After leaving Baghdad, Rice attended the so-called 6+2+1 meeting in Bahrain, consisting of the six feudal monarchies that make up the Persian Gulf Cooperation Council, Jordan and Egypt, and the US. Washington had convinced these states, which the US is attempting to forge into an anti-Iranian alliance, to allow the participation of the US-backed Iraqi regime of Nouri al-Maliki.

On the eve of the meeting, Rice lashed out at these states in undiplomatic terms, expressing the Bush administration’s frustration over its failure to persuade even its closest allies in the Arab world to recognize the legitimacy of the government in occupied Iraq.

“The neighbors keep making a case that the security situation needs to get better. It has,” she declared. “They keep making the case that political reconciliation needs to be making strides forward. It is. I think it’s fair to say the neighbors could do more to live up to their obligations.” Washington is demanding that the Arab regimes offer Iraq debt relief, full diplomatic relations and enhanced cooperation on refugee and border issues.

The reaction to this arm-twisting appeared to be largely hostile. There was little in the way of concrete pledges on debt relief or diplomatic ties. Kuwaiti Foreign Minister Sheikh Mohammed Al-Sabah issued a pointed rejection of being lectured by Rice on the country’s obligations in the region. “We don’t need a foreigner to tell us about the importance of opening an embassy in Baghdad,” he said.

The mood was summed up in an editorial published in the Gulf News.

“Iraq remains today remains entrapped in violence and under occupation,” commented the English-language daily. “The recent call by US Secretary of State Condoleezza Rice on Arab nations to provide assistance to Iraq by offering diplomatic ties and debt relief is just meaningless.”

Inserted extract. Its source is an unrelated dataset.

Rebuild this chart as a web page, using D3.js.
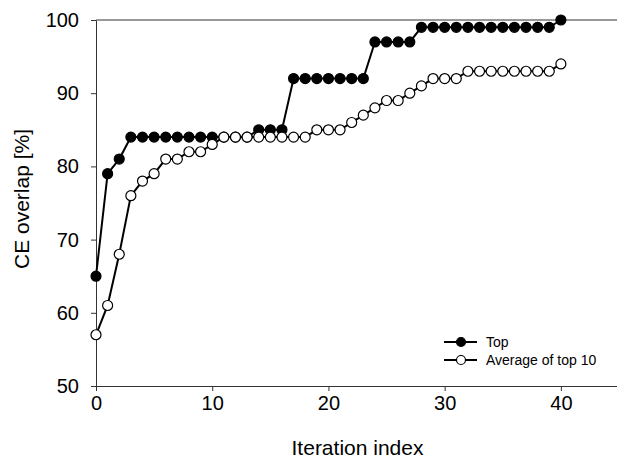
<!DOCTYPE html>
<html>
<head>
<meta charset="utf-8">
<script src="https://cdn.jsdelivr.net/npm/d3@7"></script>
<style>
  body { margin: 0; background: #fff; }
  text { font-family: "Liberation Sans", Arial, sans-serif; fill: #000; }
</style>
</head>
<body>
<div id="chart-area"></div>
<script>
// iteration index 0..40
var iterations = d3.range(0, 41);
var topValues = [65, 79, 81, 84, 84, 84, 84, 84, 84, 84, 84, 84, 84, 84, 85, 85, 85,
    92, 92, 92, 92, 92, 92, 92, 97, 97, 97, 97,
    99, 99, 99, 99, 99, 99, 99, 99, 99, 99, 99, 99, 100];
var avgValues = [57, 61, 68, 76, 78, 79, 81, 81, 82, 82, 83, 84, 84, 84, 84, 84, 84, 84, 84,
    85, 85, 85, 86, 87, 88, 89, 89, 90, 91, 92, 92, 92,
    93, 93, 93, 93, 93, 93, 93, 93, 94];
var xTicks = [0, 10, 20, 30, 40];
var yTicks = [50, 60, 70, 80, 90, 100];
var seriesNames = ["Top", "Average of top 10"];

var width = 617;
var height = 460;
var margin = {top: 20, right: -2, bottom: 74, left: 96};
var innerW = width - margin.left - margin.right;
var innerH = height - margin.top - margin.bottom;

var svg = d3.select("#chart-area")
    .append("svg")
    .attr("width", width)
    .attr("height", height);

var g = svg.append("g")
    .attr("transform", "translate(" + margin.left + ", " + margin.top + ")");

var x = d3.scaleLinear().domain([0, 45]).range([0, innerW]);
var y = d3.scaleLinear().domain([50, 100]).range([innerH, 0]);

// top frame line
g.append("line")
    .attr("x1", 0).attr("x2", innerW)
    .attr("y1", 0).attr("y2", 0)
    .attr("stroke", "#333").attr("stroke-width", 1);

var xAxis = g.append("g")
    .attr("transform", "translate(0, " + innerH + ")")
    .call(d3.axisBottom(x).tickValues(xTicks).tickSize(5).tickPadding(5).tickSizeOuter(0));
var yAxis = g.append("g")
    .call(d3.axisLeft(y).tickValues(yTicks).tickSize(5).tickPadding(12).tickSizeOuter(0));

[xAxis, yAxis].forEach(function(ax) {
    ax.select(".domain").attr("stroke", "#333");
    ax.selectAll(".tick line").attr("stroke", "#333");
    ax.selectAll(".tick text")
        .attr("font-family", "Liberation Sans, Arial, sans-serif")
        .attr("font-size", "20px")
        .attr("fill", "#000");
});

g.append("text")
    .attr("x", innerW / 2)
    .attr("y", innerH + 69)
    .attr("font-size", "21px")
    .attr("text-anchor", "middle")
    .text("Iteration index");

g.append("text")
    .attr("transform", "rotate(-90)")
    .attr("x", -(innerH / 2) + 4)
    .attr("y", -67)
    .attr("font-size", "21px")
    .attr("text-anchor", "middle")
    .text("CE overlap [%]");

var line = d3.line()
    .x(function(d, i) { return x(iterations[i]); })
    .y(function(d) { return y(d); });

function drawSeries(values, fill) {
    g.append("path")
        .datum(values)
        .attr("d", line)
        .attr("fill", "none")
        .attr("stroke", "#000")
        .attr("stroke-width", 2);
    g.append("g").selectAll("circle")
        .data(values)
        .enter().append("circle")
        .attr("cx", function(d, i) { return x(iterations[i]); })
        .attr("cy", function(d) { return y(d); })
        .attr("r", 5)
        .attr("fill", fill)
        .attr("stroke", "#000")
        .attr("stroke-width", 1.2);
}

drawSeries(topValues, "#000");
drawSeries(avgValues, "#fff");

// legend
var legend = g.append("g")
    .attr("transform", "translate(" + (444 - margin.left) + ", " + (342 - margin.top) + ")");
seriesNames.forEach(function(name, i) {
    var row = legend.append("g").attr("transform", "translate(0, " + (i * 18) + ")");
    row.append("line")
        .attr("x1", 0).attr("x2", 33)
        .attr("y1", 0).attr("y2", 0)
        .attr("stroke", "#000").attr("stroke-width", 2);
    row.append("circle")
        .attr("cx", 17).attr("cy", 0).attr("r", 4.5)
        .attr("fill", i === 0 ? "#000" : "#fff")
        .attr("stroke", "#000").attr("stroke-width", 1.2);
    row.append("text")
        .attr("x", 42).attr("y", 5)
        .attr("font-size", "14px")
        .text(name);
});
</script>
</body>
</html>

It continued: “The real issue at hand here is the ineffectiveness and serious failure of the American post-invasion plan. Now it is too late for the American administration to urge or persuade others to act in the interest of Iraq.”

There is no reason to expect that Rice and the Bush administration will fare any better Tuesday at a conference in Kuwait that is to be attended by Iraq’s neighboring states—including Iran—as well as member states of the United Nations Security Council, including China and Russia.

The conference, which is a follow-up on a similar gathering held last May at the Egyptian resort of Sharm el-Sheikh, is meant to drum up international support for the crisis-ridden US occupation of Iraq. It will be overshadowed, however, by Washington’s escalating threats against Iran as well as the deep divisions among the major powers over the US drive to establish military hegemony over the oil-rich Persian Gulf region.